長い目で見て振り返ってみれば「あれが転換点だったね」といったできごとになるかもしれない、というのが、安倍首相の辞任についての岩沢教授の見立てだ。「次の首相が同じようにビジネス界の声に耳を傾けるのかというと、まったくの未知数だ」というのが1つ目の理由。たしかに現在、次の首相候補に名前が挙がっている菅義偉官房長官や、自民の岸田文雄政調会長、石破茂元幹事長とも、首相として経済界とどう付き合うのかほぼ想像ができない。
安倍首相に「とにかく株価を上げよう」という精神が豊富だったことは間違いない。

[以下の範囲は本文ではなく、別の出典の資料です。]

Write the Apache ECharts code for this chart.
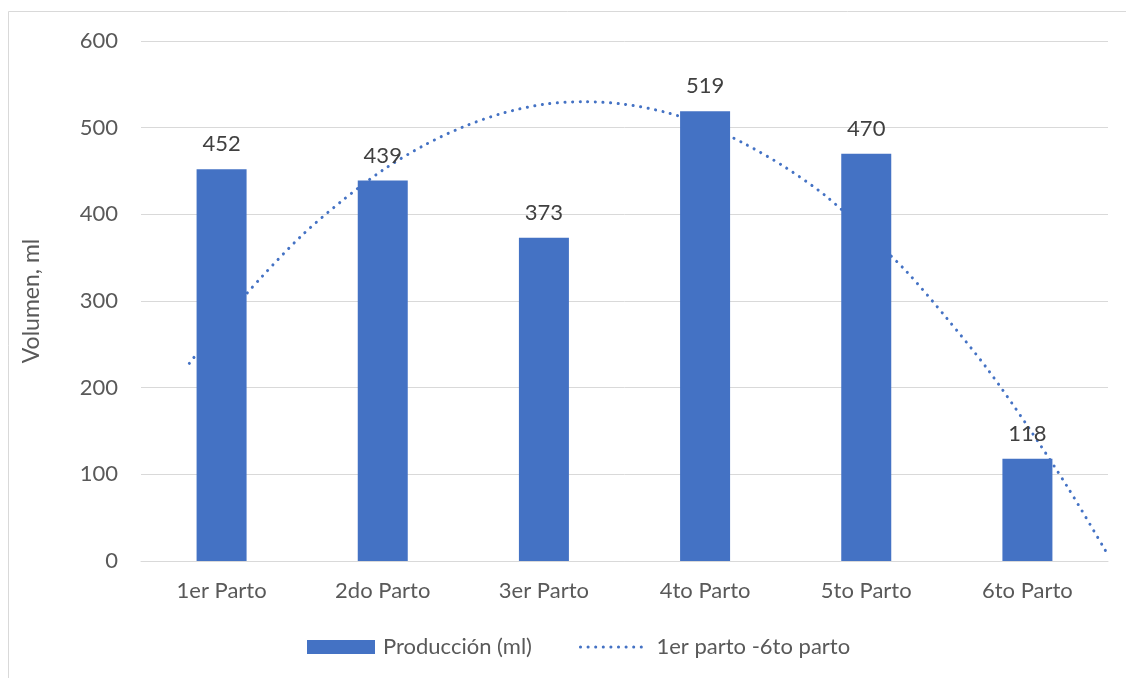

2006年の第1次安倍政権の発足前には「長期政権になれば株価が上がる」と主張し、長く政権の座にとどまる意欲を見せていたが、市場関係者には因果関係が逆だろうとツッコミを入れられたものだった。岩澤教授とは別の大手証券のストラテジストが、安倍氏との対談を書籍にまとめたのも2006年。次の首相に経済政策を聞くという内容だったが、巻末に推奨銘柄が付いていたのは語りぐさだ。
それに加えて、外交面での成果は見逃せない。G7(7カ国)の首脳ではドイツのメルケル首相に次ぐ古参になり、トランプ米大統領と個人的な関係を築くことができた数少ないリーダーとして存在感を発揮した。G7首脳会議で米欧が対立した際、「日本が提案した折衷案なら」とトランプ米大統領がいったん折れるなど、かつてないほど日米関係は良好だった。それはドル・円相場が大きく動けば、両国の政府・中央銀行も動くに違いないとの見方を誘い、外為相場の安定につながった可能性がある。
安倍首相の在任期間中はほぼ一貫して、米国の経済成長率が日本を上回っていた。これは世の中に出回る通貨の伸びが日米で異なることなどから、円高・ドル安要因といえるが、これが外交の成果で抑制されていたとすればどうか。岩澤教授は「日米の政策のタイミングが合わなくなったのをヘッジファンドなど投機筋に見透かされると、一気に円高が進む可能性が高い」と2つ目の理由を挙げる。「もちろん、円高が進めば日本株にも悪い影響が出ることになる」
安倍首相の辞意が伝わって8月28日に下落した日経平均は、土日をはさんで8月31日には下げを完全に埋める展開になった。金融政策や経済政策に大きな変化はないだろうとの安心感も寄与したもよう。米著名投資家による日本の商社株買いも伝わり、日本株は何事もなかったかのように上値を試す勢いだ。新型コロナウイルスの感染拡大で停滞した経済活動を国内外で再開する局面が続くと、上値追いを正当化する声もあるだろう。ただ為替相場の値動きが目立ってきたら要注意かもしれない。